Now, in order to qualify to have their legal fees paid for, the allegations against them must be found to be unsubstantiated. As well, the MP can’t have initiated the legal proceeding, and the application to cover the fees must come at the end of the legal proceedings. Though, the Board can still exercise case-by-case discretion.

In addition to this, the Board is pursuing new supports for harassment complainants that are MPs or House employees, and will report the amounts spent reimbursing legal fees, including the number of requests for reimbursement.

The Board is also now able to provide the complainant up to $5,000 when the allegation is made to obtain independent legal advice, if requested. The defendant member of Parliament can also apply for this $5,000 upfront for legal assistance.
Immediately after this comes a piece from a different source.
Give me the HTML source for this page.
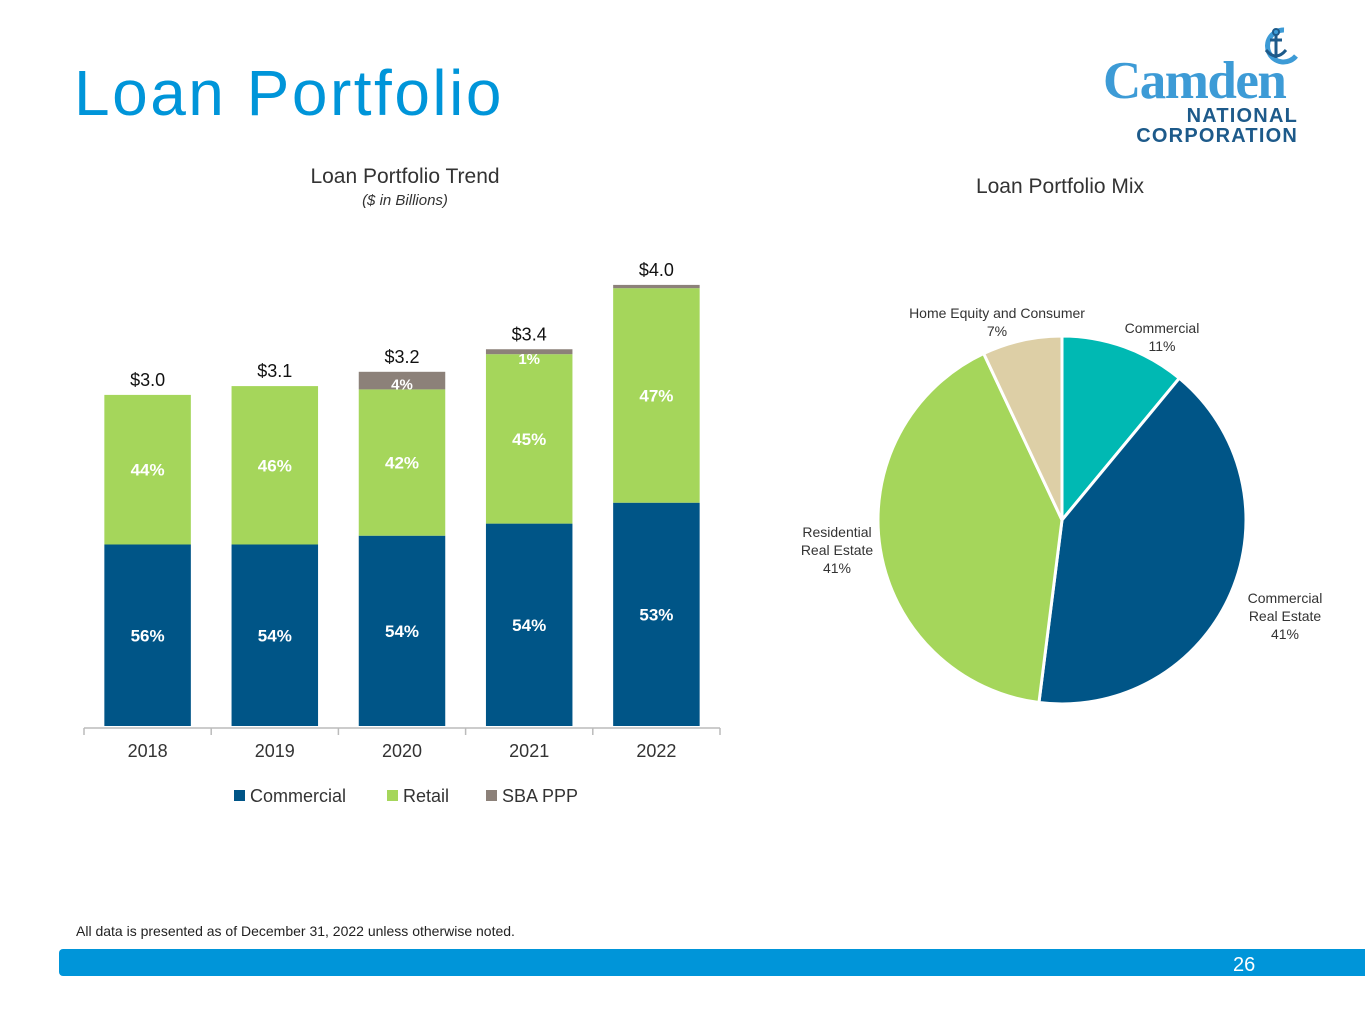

If the allegation is upheld and substantiated, the complainant can also now apply to the Board to have their legal fees reimbursed.

Bill C-65 tackling harassment, violence in federal workplaces

MPs have passed Bill C-65, aimed at tackling harassment and violence in federal workplaces, and are sending it over to the Senate for further study. It is currently at second reading in the upper chamber.

The bill aims to give workers and their employers a clear course of action to better deal with allegations of bullying, harassment and sexual harassment, exerting more pressure on companies to combat unacceptable behaviour and punish those who don't take it seriously.

Bill C-65 enjoyed a relatively expedient journey through the House of Commons, compared to many of the government’s other pieces of legislation. Tabled by Labour Minister Patty Hajdu in November 2017, it was fast-tracked through second reading debate and passed into committee amid the #MeToo conversation on Parliament Hill in January 2018.

The House Human Resources Committee then tabled an amended version of the bill in April 2018. Among the changes the tri-party committee made: including a definition of harassment, broadening how complaints can be made, and clarifying various aspects, including making sure both employers and employees receive anti-harassment training.